:: Listed entries

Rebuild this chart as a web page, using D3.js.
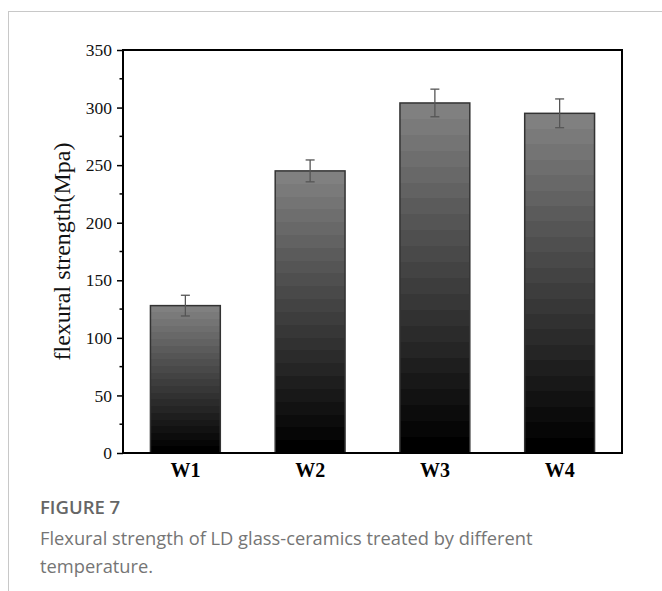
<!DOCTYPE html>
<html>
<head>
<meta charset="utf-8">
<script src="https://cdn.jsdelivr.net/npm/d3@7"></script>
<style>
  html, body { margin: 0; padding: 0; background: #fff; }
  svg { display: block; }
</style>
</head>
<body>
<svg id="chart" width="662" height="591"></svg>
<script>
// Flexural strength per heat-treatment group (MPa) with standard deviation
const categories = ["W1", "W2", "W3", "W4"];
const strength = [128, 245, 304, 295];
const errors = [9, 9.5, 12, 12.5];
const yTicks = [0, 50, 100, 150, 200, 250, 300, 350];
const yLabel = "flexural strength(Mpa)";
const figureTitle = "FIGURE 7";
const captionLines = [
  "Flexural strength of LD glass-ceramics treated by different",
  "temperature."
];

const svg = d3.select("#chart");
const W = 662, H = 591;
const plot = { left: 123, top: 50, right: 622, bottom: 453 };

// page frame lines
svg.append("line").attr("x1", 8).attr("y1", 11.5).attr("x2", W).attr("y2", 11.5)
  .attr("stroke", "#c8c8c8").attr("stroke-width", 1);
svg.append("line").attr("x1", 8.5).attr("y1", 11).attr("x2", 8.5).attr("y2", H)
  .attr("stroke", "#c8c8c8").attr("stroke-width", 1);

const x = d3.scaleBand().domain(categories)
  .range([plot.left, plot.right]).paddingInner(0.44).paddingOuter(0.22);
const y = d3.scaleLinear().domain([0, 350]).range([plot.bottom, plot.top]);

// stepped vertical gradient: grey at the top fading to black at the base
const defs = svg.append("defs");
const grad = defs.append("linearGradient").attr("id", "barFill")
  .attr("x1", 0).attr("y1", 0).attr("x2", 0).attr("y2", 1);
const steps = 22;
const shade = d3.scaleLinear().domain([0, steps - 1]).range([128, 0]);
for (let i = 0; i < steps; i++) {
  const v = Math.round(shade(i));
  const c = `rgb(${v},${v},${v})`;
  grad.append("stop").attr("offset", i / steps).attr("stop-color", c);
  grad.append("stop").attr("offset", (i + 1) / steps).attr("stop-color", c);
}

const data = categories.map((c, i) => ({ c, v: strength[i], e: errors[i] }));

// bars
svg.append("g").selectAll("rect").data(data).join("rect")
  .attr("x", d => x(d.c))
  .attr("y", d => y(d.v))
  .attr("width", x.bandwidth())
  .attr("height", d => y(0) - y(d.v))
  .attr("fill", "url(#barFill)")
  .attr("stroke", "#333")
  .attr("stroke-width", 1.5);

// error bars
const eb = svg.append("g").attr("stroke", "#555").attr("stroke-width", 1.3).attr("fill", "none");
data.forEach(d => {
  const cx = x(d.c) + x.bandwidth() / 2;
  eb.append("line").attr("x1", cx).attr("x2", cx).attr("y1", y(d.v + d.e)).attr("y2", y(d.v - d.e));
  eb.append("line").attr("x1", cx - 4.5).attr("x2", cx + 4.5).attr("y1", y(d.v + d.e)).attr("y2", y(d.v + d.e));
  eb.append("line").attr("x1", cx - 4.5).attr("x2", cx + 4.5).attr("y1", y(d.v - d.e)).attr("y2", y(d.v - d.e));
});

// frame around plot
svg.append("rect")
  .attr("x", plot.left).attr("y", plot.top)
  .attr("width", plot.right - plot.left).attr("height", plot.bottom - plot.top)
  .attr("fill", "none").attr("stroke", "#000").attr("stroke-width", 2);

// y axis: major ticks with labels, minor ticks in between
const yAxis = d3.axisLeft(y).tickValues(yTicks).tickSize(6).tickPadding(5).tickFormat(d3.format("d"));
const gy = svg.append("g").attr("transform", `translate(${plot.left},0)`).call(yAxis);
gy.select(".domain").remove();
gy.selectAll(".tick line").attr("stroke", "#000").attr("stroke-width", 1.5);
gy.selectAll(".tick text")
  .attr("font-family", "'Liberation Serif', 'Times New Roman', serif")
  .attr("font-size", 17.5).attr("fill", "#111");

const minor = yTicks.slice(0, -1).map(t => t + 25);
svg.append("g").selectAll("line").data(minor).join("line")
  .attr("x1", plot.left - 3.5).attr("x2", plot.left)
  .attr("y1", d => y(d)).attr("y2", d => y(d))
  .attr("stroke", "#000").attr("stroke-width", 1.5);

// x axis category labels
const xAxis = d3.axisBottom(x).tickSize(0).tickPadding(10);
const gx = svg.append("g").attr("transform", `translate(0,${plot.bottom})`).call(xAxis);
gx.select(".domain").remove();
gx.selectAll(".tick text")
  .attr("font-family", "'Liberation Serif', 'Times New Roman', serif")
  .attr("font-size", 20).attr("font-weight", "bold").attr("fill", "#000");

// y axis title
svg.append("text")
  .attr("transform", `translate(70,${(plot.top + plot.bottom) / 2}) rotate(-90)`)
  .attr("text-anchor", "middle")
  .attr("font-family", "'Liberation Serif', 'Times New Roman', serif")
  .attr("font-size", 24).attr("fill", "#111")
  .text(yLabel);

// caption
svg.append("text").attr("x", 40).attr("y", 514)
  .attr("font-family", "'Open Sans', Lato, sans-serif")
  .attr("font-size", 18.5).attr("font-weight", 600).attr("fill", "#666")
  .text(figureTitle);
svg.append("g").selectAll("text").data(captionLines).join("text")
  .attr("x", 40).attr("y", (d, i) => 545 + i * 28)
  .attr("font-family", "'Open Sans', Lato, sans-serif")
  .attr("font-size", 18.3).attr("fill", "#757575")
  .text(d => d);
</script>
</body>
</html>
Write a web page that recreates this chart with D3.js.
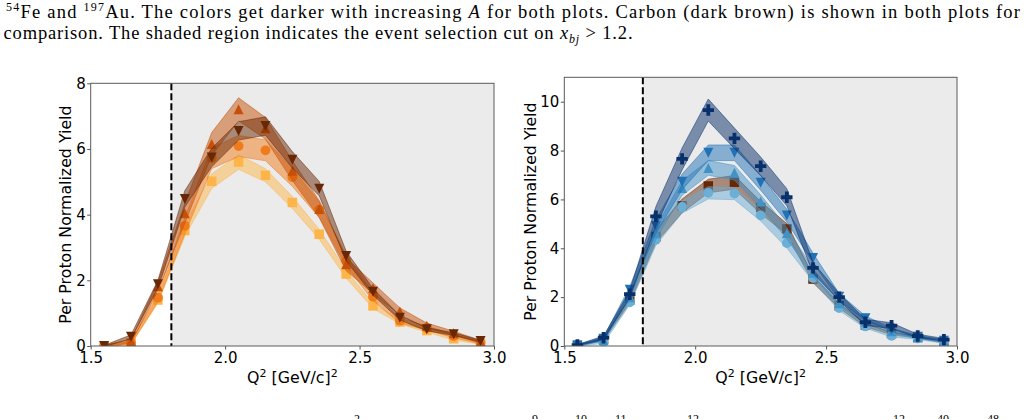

::::

=== Exercise instructions ===
Without including any pictures, reproduce the listing exactly.

=== Solution to the exercise ===
Rebuild this chart as a web page, using D3.js.
<!DOCTYPE html>
<html>
<head>
<meta charset="utf-8">
<script src="https://cdn.jsdelivr.net/npm/d3@7"></script>
<style>
  html, body { margin: 0; padding: 0; background: #fff; }
  svg { display: block; }
</style>
</head>
<body>
<svg id="chart" width="662" height="591"></svg>
<script>
// Flexural strength per heat-treatment group (MPa) with standard deviation
const categories = ["W1", "W2", "W3", "W4"];
const strength = [128, 245, 304, 295];
const errors = [9, 9.5, 12, 12.5];
const yTicks = [0, 50, 100, 150, 200, 250, 300, 350];
const yLabel = "flexural strength(Mpa)";
const figureTitle = "FIGURE 7";
const captionLines = [
  "Flexural strength of LD glass-ceramics treated by different",
  "temperature."
];

const svg = d3.select("#chart");
const W = 662, H = 591;
const plot = { left: 123, top: 50, right: 622, bottom: 453 };

// page frame lines
svg.append("line").attr("x1", 8).attr("y1", 11.5).attr("x2", W).attr("y2", 11.5)
  .attr("stroke", "#c8c8c8").attr("stroke-width", 1);
svg.append("line").attr("x1", 8.5).attr("y1", 11).attr("x2", 8.5).attr("y2", H)
  .attr("stroke", "#c8c8c8").attr("stroke-width", 1);

const x = d3.scaleBand().domain(categories)
  .range([plot.left, plot.right]).paddingInner(0.44).paddingOuter(0.22);
const y = d3.scaleLinear().domain([0, 350]).range([plot.bottom, plot.top]);

// stepped vertical gradient: grey at the top fading to black at the base
const defs = svg.append("defs");
const grad = defs.append("linearGradient").attr("id", "barFill")
  .attr("x1", 0).attr("y1", 0).attr("x2", 0).attr("y2", 1);
const steps = 22;
const shade = d3.scaleLinear().domain([0, steps - 1]).range([128, 0]);
for (let i = 0; i < steps; i++) {
  const v = Math.round(shade(i));
  const c = `rgb(${v},${v},${v})`;
  grad.append("stop").attr("offset", i / steps).attr("stop-color", c);
  grad.append("stop").attr("offset", (i + 1) / steps).attr("stop-color", c);
}

const data = categories.map((c, i) => ({ c, v: strength[i], e: errors[i] }));

// bars
svg.append("g").selectAll("rect").data(data).join("rect")
  .attr("x", d => x(d.c))
  .attr("y", d => y(d.v))
  .attr("width", x.bandwidth())
  .attr("height", d => y(0) - y(d.v))
  .attr("fill", "url(#barFill)")
  .attr("stroke", "#333")
  .attr("stroke-width", 1.5);

// error bars
const eb = svg.append("g").attr("stroke", "#555").attr("stroke-width", 1.3).attr("fill", "none");
data.forEach(d => {
  const cx = x(d.c) + x.bandwidth() / 2;
  eb.append("line").attr("x1", cx).attr("x2", cx).attr("y1", y(d.v + d.e)).attr("y2", y(d.v - d.e));
  eb.append("line").attr("x1", cx - 4.5).attr("x2", cx + 4.5).attr("y1", y(d.v + d.e)).attr("y2", y(d.v + d.e));
  eb.append("line").attr("x1", cx - 4.5).attr("x2", cx + 4.5).attr("y1", y(d.v - d.e)).attr("y2", y(d.v - d.e));
});

// frame around plot
svg.append("rect")
  .attr("x", plot.left).attr("y", plot.top)
  .attr("width", plot.right - plot.left).attr("height", plot.bottom - plot.top)
  .attr("fill", "none").attr("stroke", "#000").attr("stroke-width", 2);

// y axis: major ticks with labels, minor ticks in between
const yAxis = d3.axisLeft(y).tickValues(yTicks).tickSize(6).tickPadding(5).tickFormat(d3.format("d"));
const gy = svg.append("g").attr("transform", `translate(${plot.left},0)`).call(yAxis);
gy.select(".domain").remove();
gy.selectAll(".tick line").attr("stroke", "#000").attr("stroke-width", 1.5);
gy.selectAll(".tick text")
  .attr("font-family", "'Liberation Serif', 'Times New Roman', serif")
  .attr("font-size", 17.5).attr("fill", "#111");

const minor = yTicks.slice(0, -1).map(t => t + 25);
svg.append("g").selectAll("line").data(minor).join("line")
  .attr("x1", plot.left - 3.5).attr("x2", plot.left)
  .attr("y1", d => y(d)).attr("y2", d => y(d))
  .attr("stroke", "#000").attr("stroke-width", 1.5);

// x axis category labels
const xAxis = d3.axisBottom(x).tickSize(0).tickPadding(10);
const gx = svg.append("g").attr("transform", `translate(0,${plot.bottom})`).call(xAxis);
gx.select(".domain").remove();
gx.selectAll(".tick text")
  .attr("font-family", "'Liberation Serif', 'Times New Roman', serif")
  .attr("font-size", 20).attr("font-weight", "bold").attr("fill", "#000");

// y axis title
svg.append("text")
  .attr("transform", `translate(70,${(plot.top + plot.bottom) / 2}) rotate(-90)`)
  .attr("text-anchor", "middle")
  .attr("font-family", "'Liberation Serif', 'Times New Roman', serif")
  .attr("font-size", 24).attr("fill", "#111")
  .text(yLabel);

// caption
svg.append("text").attr("x", 40).attr("y", 514)
  .attr("font-family", "'Open Sans', Lato, sans-serif")
  .attr("font-size", 18.5).attr("font-weight", 600).attr("fill", "#666")
  .text(figureTitle);
svg.append("g").selectAll("text").data(captionLines).join("text")
  .attr("x", 40).attr("y", (d, i) => 545 + i * 28)
  .attr("font-family", "'Open Sans', Lato, sans-serif")
  .attr("font-size", 18.3).attr("fill", "#757575")
  .text(d => d);
</script>
</body>
</html>
Write a web page that recreates this chart with D3.js.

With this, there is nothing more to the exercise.